How to decide the distributed inference strategy?#

Before going into the details of distributed inference and serving, let’s first make it clear when to use distributed inference and what are the strategies available. The common practice is:

  • Single GPU (no distributed inference): If your model fits in a single GPU, you probably don’t need to use distributed inference. Just use the single GPU to run the inference.

  • Single-Node Multi-GPU (tensor parallel inference): If your model is too large to fit in a single GPU, but it can fit in a single node with multiple GPUs, you can use tensor parallelism. The tensor parallel size is the number of GPUs you want to use. For example, if you have 4 GPUs in a single node, you can set the tensor parallel size to 4.

  • Multi-Node Multi-GPU (tensor parallel plus pipeline parallel inference): If your model is too large to fit in a single node, you can use tensor parallel together with pipeline parallelism. The tensor parallel size is the number of GPUs you want to use in each node, and the pipeline parallel size is the number of nodes you want to use. For example, if you have 16 GPUs in 2 nodes (8GPUs per node), you can set the tensor parallel size to 8 and the pipeline parallel size to 2.

In short, you should increase the number of GPUs and the number of nodes until you have enough GPU memory to hold the model. The tensor parallel size should be the number of GPUs in each node, and the pipeline parallel size should be the number of nodes.

After adding enough GPUs and nodes to hold the model, you can run vLLM first, which will print some logs like # GPU blocks: 790. Multiply the number by 16 (the block size), and you can get roughly the maximum number of tokens that can be served on the current configuration. If this number is not satisfying, e.g. you want higher throughput, you can further increase the number of GPUs or nodes, until the number of blocks is enough.

Note

There is one edge case: if the model fits in a single node with multiple GPUs, but the number of GPUs cannot divide the model size evenly, you can use pipeline parallelism, which splits the model along layers and supports uneven splits. In this case, the tensor parallel size should be 1 and the pipeline parallel size should be the number of GPUs.
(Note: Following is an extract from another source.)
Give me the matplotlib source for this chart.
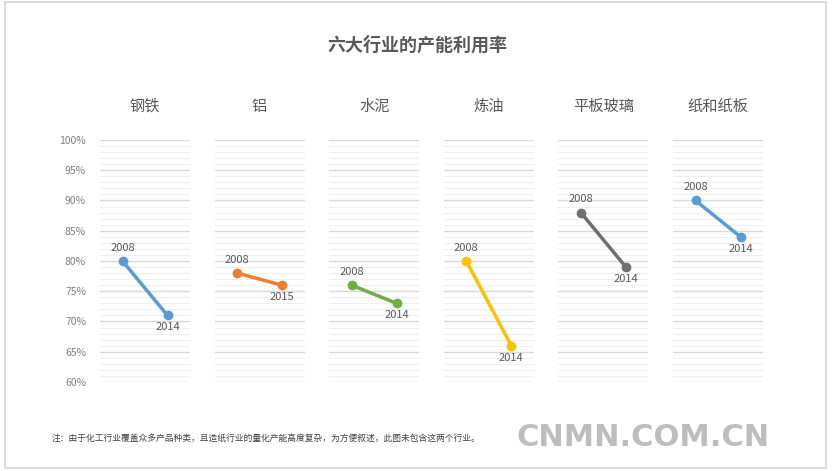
import matplotlib.pyplot as plt
from matplotlib.patches import Rectangle
from matplotlib.ticker import MultipleLocator, PercentFormatter

plt.rcParams['font.family'] = ['Noto Sans CJK SC', 'DejaVu Sans']

industries = ["钢铁", "铝", "水泥", "炼油", "平板玻璃", "纸和纸板"]
start_year = ["2008", "2008", "2008", "2008", "2008", "2008"]
end_year = ["2014", "2015", "2014", "2014", "2014", "2014"]
start_rate = [80, 78, 76, 80, 88, 90]
end_rate = [71, 76, 73, 66, 79, 84]
colors = ["#5B9BD5", "#ED7D31", "#70AD47", "#FFC000", "#6F6F6F", "#5B9BD5"]

W, H = 838, 471
fig = plt.figure(figsize=(W / 100, H / 100), dpi=100)
fig.patches.append(Rectangle((5 / W, 3 / H), 821 / W, 466 / H, transform=fig.transFigure,
                             fill=False, edgecolor="#d6d6d6", linewidth=1.2))

fig.text(417 / W, 1 - 45 / H, "六大行业的产能利用率", ha="center", va="center",
         fontsize=13, color="#595959", fontweight="bold")

text_c = "#595959"
for i, name in enumerate(industries):
    left = 100 + i * 114.6
    ax = fig.add_axes([left / W, 1 - 382 / H, 90 / W, 242 / H])
    ax.set_xlim(-0.5, 1.5)
    ax.set_ylim(60, 100)
    ax.yaxis.set_major_locator(MultipleLocator(5))
    ax.yaxis.set_minor_locator(MultipleLocator(1))
    ax.yaxis.set_major_formatter(PercentFormatter(decimals=0))
    ax.grid(axis="y", which="major", color="#d9d9d9", linewidth=1)
    ax.grid(axis="y", which="minor", color="#efefef", linewidth=0.8)
    ax.set_axisbelow(True)
    for s in ax.spines.values():
        s.set_visible(False)
    ax.set_xticks([])
    ax.tick_params(axis="y", which="both", length=0, labelsize=7.5, labelcolor="#7f7f7f", pad=10)
    if i > 0:
        ax.set_yticklabels([])

    ax.plot([0, 1], [start_rate[i], end_rate[i]], color=colors[i], linewidth=2.5,
            marker="o", markersize=6, clip_on=False, zorder=3)
    ax.annotate(start_year[i], (0, start_rate[i]), xytext=(0, 6), textcoords="offset points",
                ha="center", va="bottom", fontsize=8, color=text_c)
    ax.annotate(end_year[i], (1, end_rate[i]), xytext=(0, -5), textcoords="offset points",
                ha="center", va="top", fontsize=8, color=text_c)

    fig.text((left + 45) / W, 1 - 106 / H, name, ha="center", va="center",
             fontsize=11, color=text_c)

fig.text(52 / W, 1 - 438 / H,
         "注：由于化工行业覆盖众多产品种类，且造纸行业的量化产能高度复杂，为方便叙述，此图未包含这两个行业。",
         ha="left", va="center", fontsize=6.3, color="#404040")
fig.text(643 / W, 1 - 437 / H, "CNMN.COM.CN", ha="center", va="center",
         fontsize=22, color="#bdbdbd", fontweight="bold", family="DejaVu Sans")

fig.savefig("out.png", dpi=100, facecolor="white")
Distributed Inference and Serving#

vLLM supports distributed tensor-parallel inference and serving. Currently, we support Megatron-LM’s tensor parallel algorithm. We also support pipeline parallel as a beta feature for online serving. We manage the distributed runtime with either Ray or python native multiprocessing. Multiprocessing can be used when deploying on a single node, multi-node inferencing currently requires Ray.

Multiprocessing will be used by default when not running in a Ray placement group and if there are sufficient GPUs available on the same node for the configured tensor_parallel_size, otherwise Ray will be used. This default can be overridden via the LLM class distributed-executor-backend argument or --distributed-executor-backend API server argument. Set it to mp for multiprocessing or ray for Ray. It’s not required for Ray to be installed for the multiprocessing case.

To run multi-GPU inference with the LLM class, set the tensor_parallel_size argument to the number of GPUs you want to use. For example, to run inference on 4 GPUs:

from vllm import LLM
llm = LLM("facebook/opt-13b", tensor_parallel_size=4)
output = llm.generate("San Franciso is a")

To run multi-GPU serving, pass in the --tensor-parallel-size argument when starting the server. For example, to run API server on 4 GPUs:

$ python -m vllm.entrypoints.openai.api_server \
$     --model facebook/opt-13b \
$     --tensor-parallel-size 4

You can also additionally specify --pipeline-parallel-size to enable pipeline parallelism. For example, to run API server on 8 GPUs with pipeline parallelism and tensor parallelism:

$ python -m vllm.entrypoints.openai.api_server \
$     --model gpt2 \
$     --tensor-parallel-size 4 \
$     --pipeline-parallel-size 2 \
$     --distributed-executor-backend ray

Note

Pipeline parallel is a beta feature. It is only supported for online serving and the ray backend for now, as well as LLaMa and GPT2 style models.

To scale vLLM beyond a single machine, install and start a Ray runtime via CLI before running vLLM:

$ pip install ray

$ # On head node
$ ray start --head

$ # On worker nodes
$ ray start --address=<ray-head-address>

After that, you can run inference and serving on multiple machines by launching the vLLM process on the head node by setting tensor_parallel_size multiplied by pipeline_parallel_size to the number of GPUs to be the total number of GPUs across all machines.

Warning

Please make sure you downloaded the model to all the nodes, or the model is downloaded to some distributed file system that is accessible by all nodes.